You’ve heard of “First World Problems”. Like too many choices of ice cream flavors at the sweet shop.
I came across some unique challenges our Victorian American ancestors dealt with, more succinctly put, “Nineteenth Century Problems”. True, some of these easily could’ve plagued “townies” in the 18th or even 17th centuries. But as these newspaper articles are from the 19th century, and my focus of research is the Victorian Era (1839-1901) American West, we’ll go with “Nineteenth Century Problems”.
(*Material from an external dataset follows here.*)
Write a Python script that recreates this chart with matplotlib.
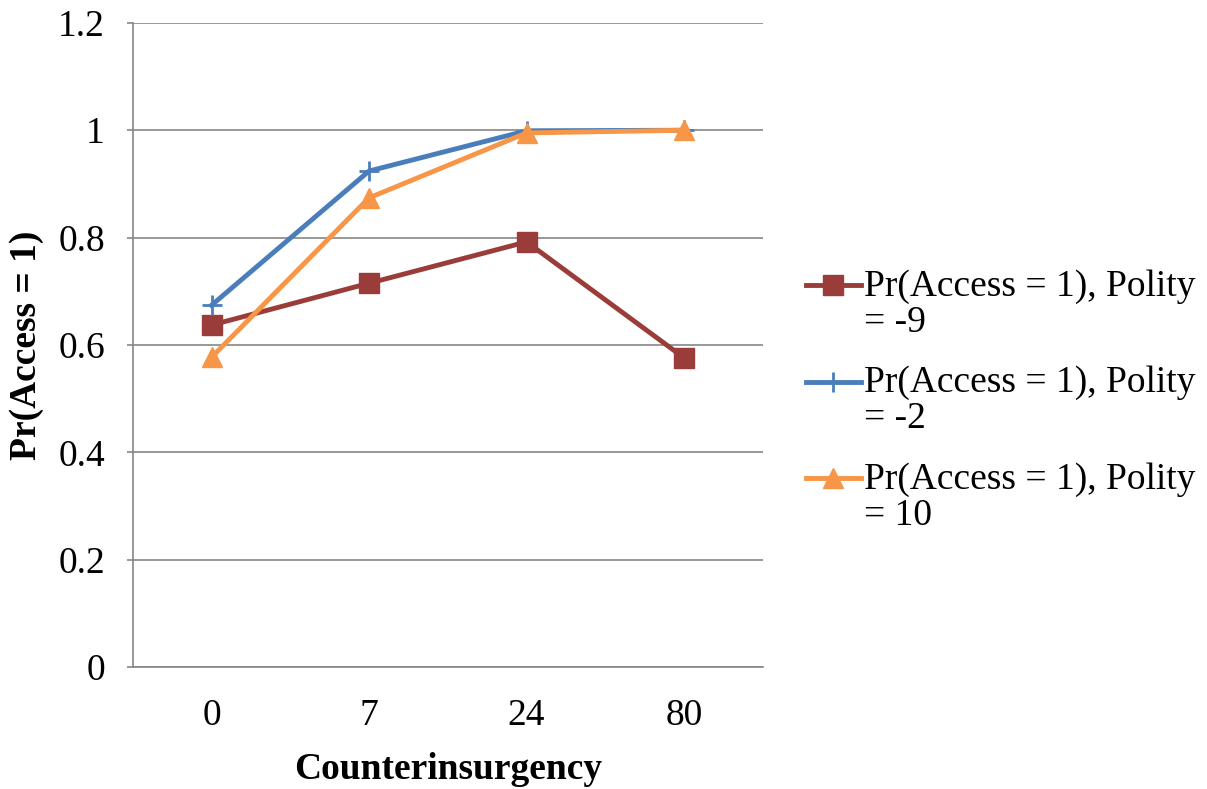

RUNNING AT LARGE; a Nineteenth Century Problem
Apparently, owners of cows, horses, mules, dogs, and pigs (probably other animals) allowed them to “run free” and forage for food. This probably made sense when ample green grasses and plants on the prairies or meadows surrounding the settlement was better for the stock than keeping them housed and fed on serious energy-expensive hay. Who has time to mow hay when the meadow is edible? Who has time to track down their horses when they need to hitch the buggy?
As towns grew, the nuisance factor increased.
While researching this phenomenon, thousands of notices cropped up in western American newspapers about the laws on the books (or proposed bills in legislative sessions) that would make the impound fees for stock left to run at large hyper expensive.
Other times, the ordinances had passed, were on the books and everyone knew about the restrictions, but the law would rather chase down criminals than round up horses, cows, and pigs and impound them.
But what about crops? Don’t farmers have a right to protect their crops in the field?
Some people apparently didn’t care–(the laws don’t apply to them?) and thus liberated their horses when the need to hitch the wagon arose.
If “stock running at large” is too ridiculous of a “Nineteenth Century Problem”, try this one on for size:
I do believe being declared insane by a jury, because insanity was considered hereditary, and sent to a nineteenth century asylum…that’s definitely a horrible “Nineteenth Century Problem”.